The EUR/USD faced a double blow today. Softer economic data and comments from ECB President Trichet weighed on the Euro while stronger US data gave dollar bulls a good reason to recover some of yesterday’s losses. French non-farm payrolls were revised to unchanged in the third quarter from up 0.1 percent while Eurozone labor costs fell from 2.5 percent to 2.2 percent. The softer labor costs suggest that even though European corporations may be doing better, these benefits have yet to filter back to their workers. This explains why consumer spending has remained so restrained in Europe, as it illustrates how workers are seeing their wage growth shrink rather than expand amidst the region’s gradual recovery. ECB President Trichet reiterated his earlier comments that even though the central bank raised rates recently, it does not mean that they will necessarily follow up with a series of rate hikes. Judging from comments from ECB officials as a group, it seems that so far, we are in route for no changes next month.
The British pound sold off today against the dollar despite a stronger retail sales report. Spending for the month of November leaped 0.7 percent compared to the market’s forecast for 0.3 percent growth. For the previous month, spending was also revised higher by 0.4 percent from 0.2 percent. However a deeper look at the report shows that the retail sales deflator fell 1.1 percent for the second consecutive month, suggesting that the increase in sales is primarily due to retailer discounting. Also, the report contrasts with the CBI retail sales survey released earlier this month, which actually suggested that November was the worst month for retailers in 22 years. In the context of mostly weaker economic data that we have seen this past week, we remain doubtful of today’s stronger report. Judging from today’s price action, it seems that the market may agree as well.

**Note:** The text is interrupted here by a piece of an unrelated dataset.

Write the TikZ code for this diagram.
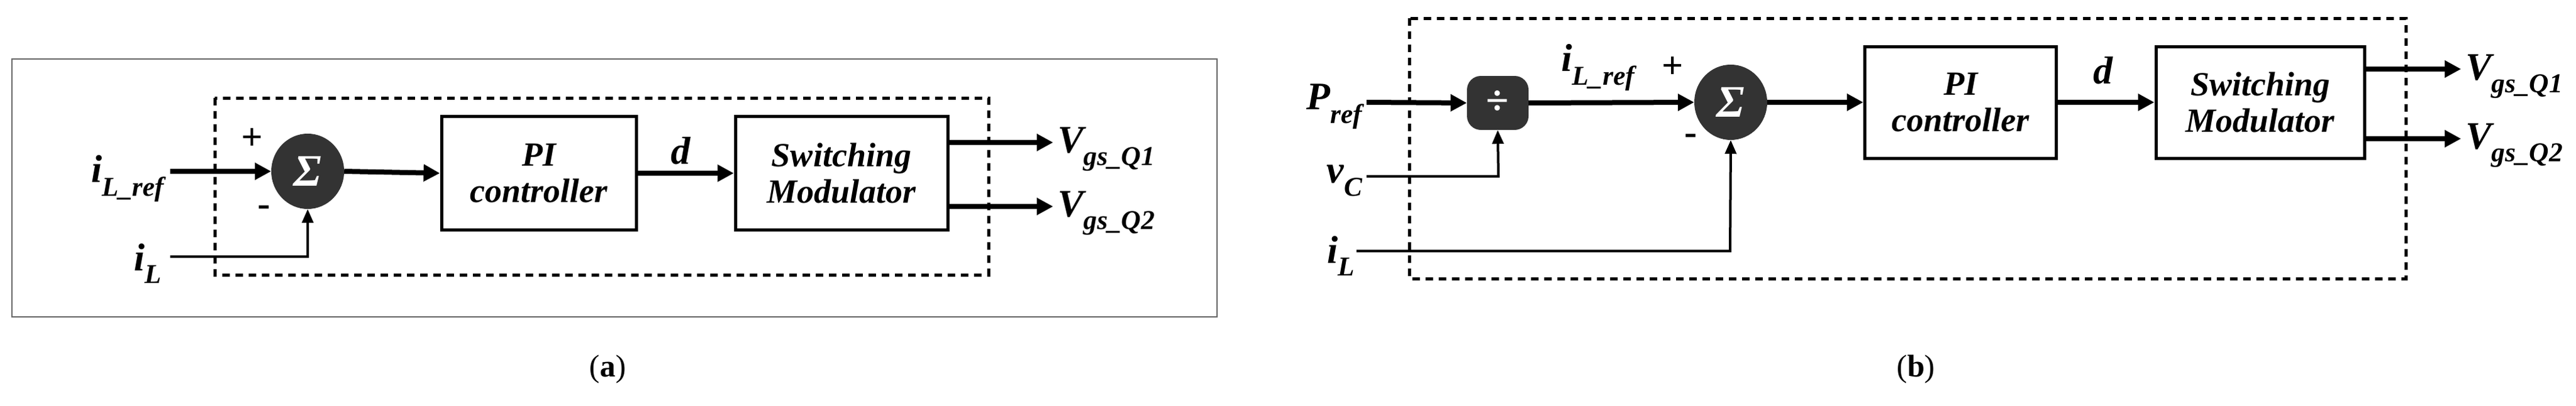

The dollar rallied against all of the major currency pairs today EXCEPT for the Japanese yen. For the second day in a row, USDJPY tumbled over 175 pips, the biggest two day decline since March 2002. It is clear that carry traders were just waiting for the Fed to give them any reason to start running for the exit. In the past seven trading sessions, USDJPY has fallen 4.5 percent. Comments from the MoF’s Vice Finance Minister Hosokawa confirm how the government is completely unconcerned about yen weakness, but any whiff of yen strength and they start ringing the warning bells. Last night, Hosokawa said that the yen’s move was “relatively big,” “excessive” and “undesirable.” He also added that even though the yen is in line with fundamentals, they will be watching the price action “with great attention.” Although they are far from considering intervention to support USDJPY, it is a clear illustration of where their alliance stands.